Scan the data below for the string "chart". Show every line where it turns up.

━━━━━━━━━━━━━━━━━━━━

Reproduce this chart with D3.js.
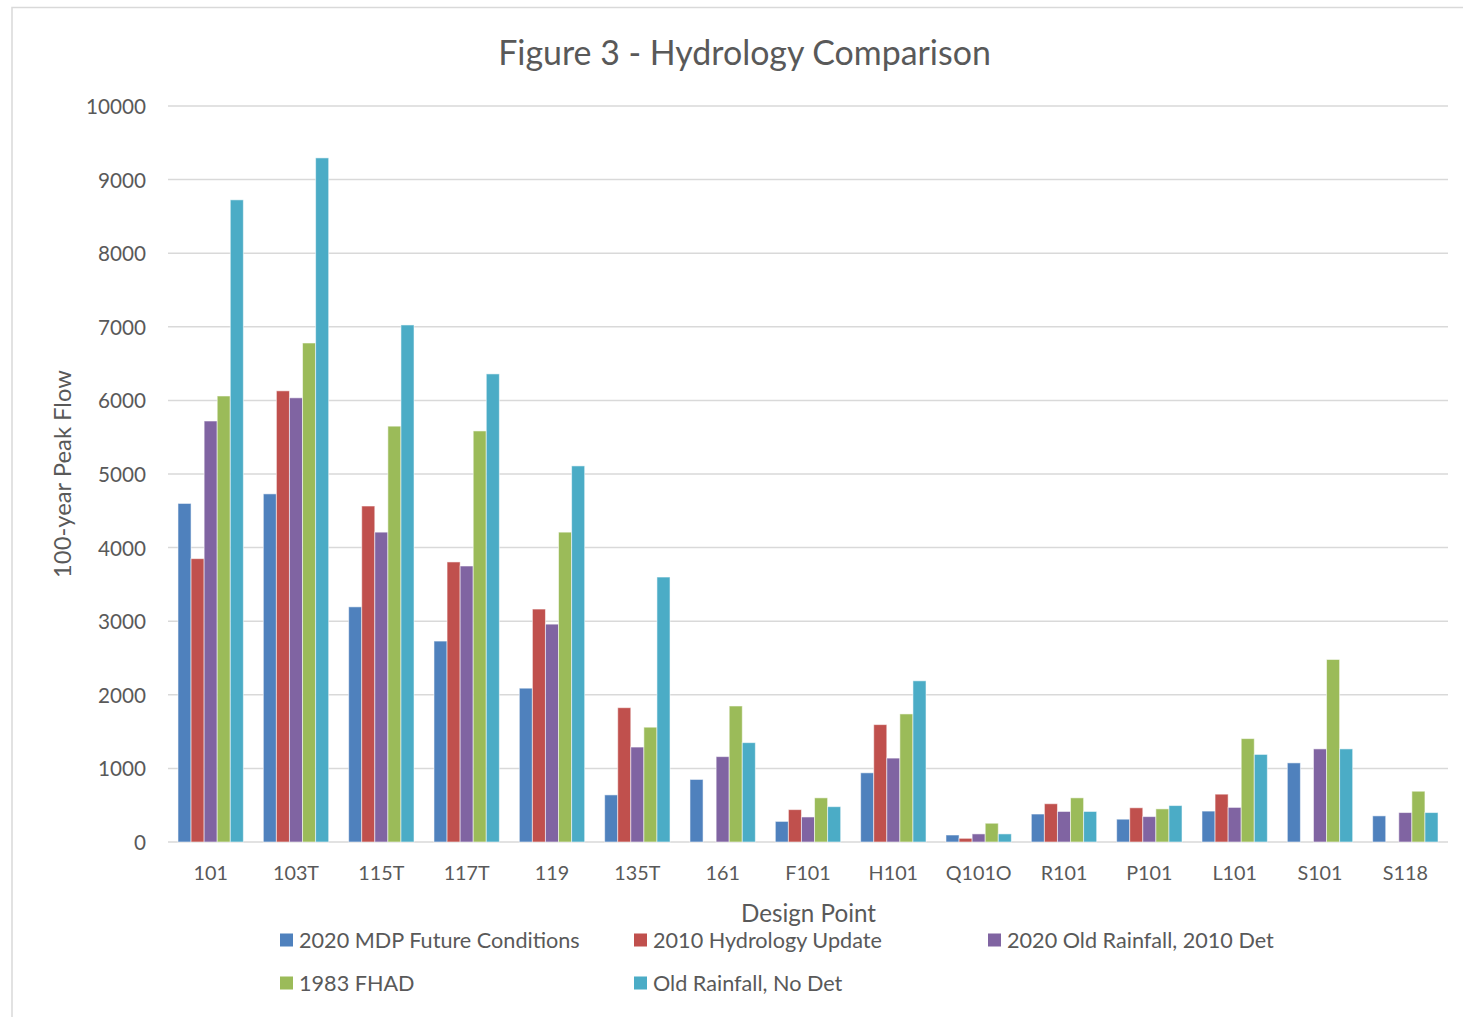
<!DOCTYPE html>
<html><head><meta charset="utf-8">
<script src="https://cdn.jsdelivr.net/npm/d3@7"></script>
<style>body{margin:0;background:#fff}svg{display:block}</style>
</head><body>
<svg id="c" width="1463" height="1017"></svg>
<script>
const categories = ["101","103T","115T","117T","119","135T","161","F101","H101","Q101O","R101","P101","L101","S101","S118"];
const seriesNames = ["2020 MDP Future Conditions","2010 Hydrology Update","2020 Old Rainfall, 2010 Det","1983 FHAD","Old Rainfall, No Det"];
const mdp2020 = [4600,4730,3195,2730,2090,640,850,280,940,95,380,310,420,1075,355];
const hyd2010 = [3850,6130,4565,3805,3165,1825,null,440,1595,50,520,465,650,null,null];
const old2020 = [5720,6035,4210,3750,2960,1290,1160,340,1140,110,415,345,470,1265,400];
const fhad1983 = [6060,6780,5650,5585,4210,1560,1848,600,1740,255,600,450,1405,2480,690];
const oldNoDet = [8725,9295,7025,6360,5110,3600,1350,480,2190,110,415,495,1190,1265,400];
const yTicks = [0,1000,2000,3000,4000,5000,6000,7000,8000,9000,10000];
const colors = ["#4f81bd","#c0504d","#8064a2","#9bbb59","#4bacc6"];
const seriesData = [mdp2020,hyd2010,old2020,fhad1983,oldNoDet];

const svg = d3.select("#c");
const FONT = "Lato, 'Noto Sans', sans-serif";
const TXT = "#595959";

// size a text element so its rendered width matches a target
function fit(sel, target){
  const n = sel.node();
  sel.attr("font-size", 100);
  const w = n.getComputedTextLength();
  const fs = 100*target/w;
  sel.attr("font-size", fs);
  return fs;
}

// chart border
svg.append("rect").attr("x",12).attr("y",7.5).attr("width",1470).attr("height",1030)
  .attr("fill","none").attr("stroke","#d9d9d9").attr("stroke-width",1.5);

const pLeft=168, pRight=1448, pTop=106, pBottom=842;
const x = d3.scaleBand().domain(categories).range([pLeft,pRight]).paddingInner(0.234).paddingOuter(0.117);
const xs = d3.scaleBand().domain(d3.range(5)).range([0,x.bandwidth()]);
const y = d3.scaleLinear().domain([0,10000]).range([pBottom,pTop]);

// gridlines
svg.append("g").selectAll("line").data(yTicks).join("line")
  .attr("x1",pLeft).attr("x2",pRight).attr("y1",d=>y(d)).attr("y2",d=>y(d))
  .attr("stroke","#d9d9d9").attr("stroke-width",1.5);

// y tick labels
const yl = svg.append("g").selectAll("text").data(yTicks).join("text")
  .attr("x",146).attr("y",d=>y(d)).attr("text-anchor","end").attr("dominant-baseline","central")
  .attr("font-family",FONT).attr("fill",TXT).text(d=>d);
const yfs = fit(d3.select(yl.nodes()[10]), 60);
yl.attr("font-size",yfs);

// bars
const g = svg.append("g");
seriesData.forEach((arr,si)=>{
  g.append("g").selectAll("rect").data(categories.map((c,i)=>({c,v:arr[i]})).filter(d=>d.v!=null)).join("rect")
    .attr("x",d=>x(d.c)+xs(si)).attr("width",xs.bandwidth())
    .attr("y",d=>y(d.v)).attr("height",d=>y(0)-y(d.v))
    .attr("fill",colors[si]).attr("stroke","#ffffff").attr("stroke-opacity",0.55).attr("stroke-width",1);
});

// x labels
const xl = svg.append("g").selectAll("text").data(categories).join("text")
  .attr("x",d=>x(d)+x.bandwidth()/2).attr("y",872).attr("text-anchor","middle").attr("dominant-baseline","central")
  .attr("font-family",FONT).attr("fill",TXT).text(d=>d);
const xfs = fit(d3.select(xl.nodes()[9]), 66);
xl.attr("font-size",xfs);

// title
const t = svg.append("text").attr("x",744.5).attr("y",52).attr("text-anchor","middle").attr("dominant-baseline","central")
  .attr("font-family",FONT).attr("fill",TXT).text("Figure 3 - Hydrology Comparison");
fit(t,493);

// axis titles
const xt = svg.append("text").attr("x",808.5).attr("y",912).attr("text-anchor","middle").attr("dominant-baseline","central")
  .attr("font-family",FONT).attr("fill",TXT).text("Design Point");
fit(xt,135);
const yt = svg.append("text").attr("transform","translate(62,474) rotate(-90)").attr("text-anchor","middle").attr("dominant-baseline","central")
  .attr("font-family",FONT).attr("fill",TXT).text("100-year Peak Flow");
fit(yt,208);

// legend
const legPos = [[280,940],[634,940],[988,940],[280,983],[634,983]];
const lg = svg.append("g");
let lfs = null;
seriesNames.forEach((s,i)=>{
  const [lx,ly] = legPos[i];
  lg.append("rect").attr("x",lx).attr("y",ly-6.5).attr("width",13).attr("height",13).attr("fill",colors[i]);
  const tx = lg.append("text").attr("x",lx+19).attr("y",ly).attr("dominant-baseline","central")
    .attr("font-family",FONT).attr("fill",TXT).text(s);
  if(i===0) lfs = fit(tx,281); else tx.attr("font-size",lfs);
});
</script>
</body></html>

━━━━━━━━━━━━━━━━━━━━

**EXERCISE ANSWER:**
Reproduce this chart with D3.js.
// chart border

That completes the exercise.